#### RECORDED INFORMATION:
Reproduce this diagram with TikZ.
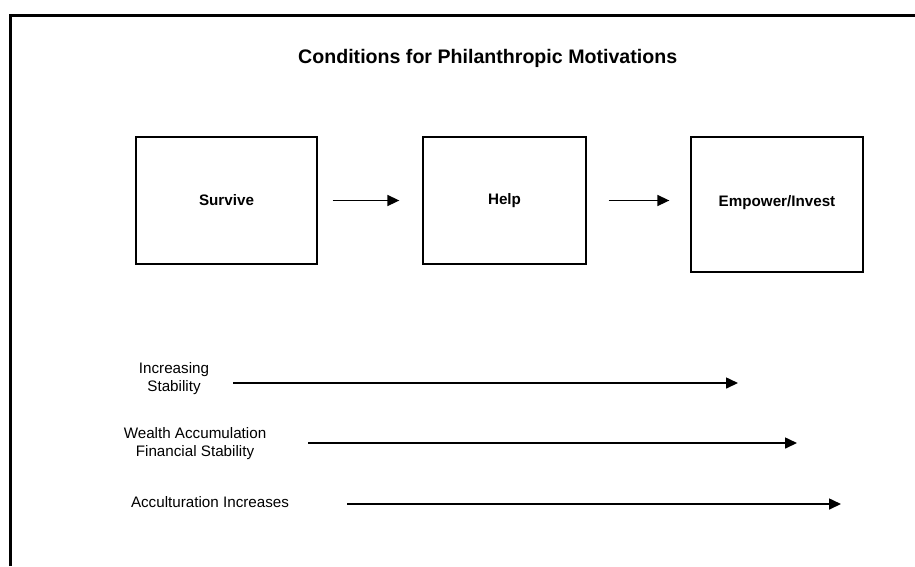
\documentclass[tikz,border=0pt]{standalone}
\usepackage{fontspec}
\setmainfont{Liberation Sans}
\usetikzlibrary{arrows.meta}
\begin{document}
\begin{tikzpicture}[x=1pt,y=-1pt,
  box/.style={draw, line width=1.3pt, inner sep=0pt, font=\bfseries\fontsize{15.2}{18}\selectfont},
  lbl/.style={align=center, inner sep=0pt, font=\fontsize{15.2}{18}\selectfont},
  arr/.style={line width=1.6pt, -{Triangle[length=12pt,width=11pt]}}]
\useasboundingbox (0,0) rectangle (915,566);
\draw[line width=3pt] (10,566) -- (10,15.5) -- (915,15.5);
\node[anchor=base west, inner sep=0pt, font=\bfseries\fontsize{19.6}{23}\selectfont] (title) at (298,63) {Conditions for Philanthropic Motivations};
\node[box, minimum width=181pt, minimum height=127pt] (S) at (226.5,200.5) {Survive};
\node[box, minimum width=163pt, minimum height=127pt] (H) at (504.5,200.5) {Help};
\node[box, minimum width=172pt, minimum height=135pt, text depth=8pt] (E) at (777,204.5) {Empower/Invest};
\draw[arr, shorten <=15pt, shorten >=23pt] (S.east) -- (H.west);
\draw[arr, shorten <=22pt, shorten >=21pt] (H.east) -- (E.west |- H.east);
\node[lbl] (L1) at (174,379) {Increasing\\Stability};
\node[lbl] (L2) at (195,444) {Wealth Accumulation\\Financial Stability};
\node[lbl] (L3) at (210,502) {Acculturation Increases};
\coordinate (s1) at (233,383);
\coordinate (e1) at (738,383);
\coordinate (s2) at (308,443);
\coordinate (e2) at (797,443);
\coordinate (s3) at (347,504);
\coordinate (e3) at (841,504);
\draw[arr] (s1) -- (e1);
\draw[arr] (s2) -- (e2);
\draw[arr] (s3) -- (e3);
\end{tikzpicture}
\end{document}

#### INSTRUCTIONS FOR THE TASK:
What is needed is an exact reproduction of the data, pictures excluded.

#### FINISHED EXERCISE:
Reproduce this diagram with TikZ.
\documentclass[tikz,border=0pt]{standalone}
\usepackage{fontspec}
\setmainfont{Liberation Sans}
\usetikzlibrary{arrows.meta}
\begin{document}
\begin{tikzpicture}[x=1pt,y=-1pt,
  box/.style={draw, line width=1.3pt, inner sep=0pt, font=\bfseries\fontsize{15.2}{18}\selectfont},
  lbl/.style={align=center, inner sep=0pt, font=\fontsize{15.2}{18}\selectfont},
  arr/.style={line width=1.6pt, -{Triangle[length=12pt,width=11pt]}}]
\useasboundingbox (0,0) rectangle (915,566);
\draw[line width=3pt] (10,566) -- (10,15.5) -- (915,15.5);
\node[anchor=base west, inner sep=0pt, font=\bfseries\fontsize{19.6}{23}\selectfont] (title) at (298,63) {Conditions for Philanthropic Motivations};
\node[box, minimum width=181pt, minimum height=127pt] (S) at (226.5,200.5) {Survive};
\node[box, minimum width=163pt, minimum height=127pt] (H) at (504.5,200.5) {Help};
\node[box, minimum width=172pt, minimum height=135pt, text depth=8pt] (E) at (777,204.5) {Empower/Invest};
\draw[arr, shorten <=15pt, shorten >=23pt] (S.east) -- (H.west);
\draw[arr, shorten <=22pt, shorten >=21pt] (H.east) -- (E.west |- H.east);
\node[lbl] (L1) at (174,379) {Increasing\\Stability};
\node[lbl] (L2) at (195,444) {Wealth Accumulation\\Financial Stability};
\node[lbl] (L3) at (210,502) {Acculturation Increases};
\coordinate (s1) at (233,383);
\coordinate (e1) at (738,383);
\coordinate (s2) at (308,443);
\coordinate (e2) at (797,443);
\coordinate (s3) at (347,504);
\coordinate (e3) at (841,504);
\draw[arr] (s1) -- (e1);
\draw[arr] (s2) -- (e2);
\draw[arr] (s3) -- (e3);
\end{tikzpicture}
\end{document}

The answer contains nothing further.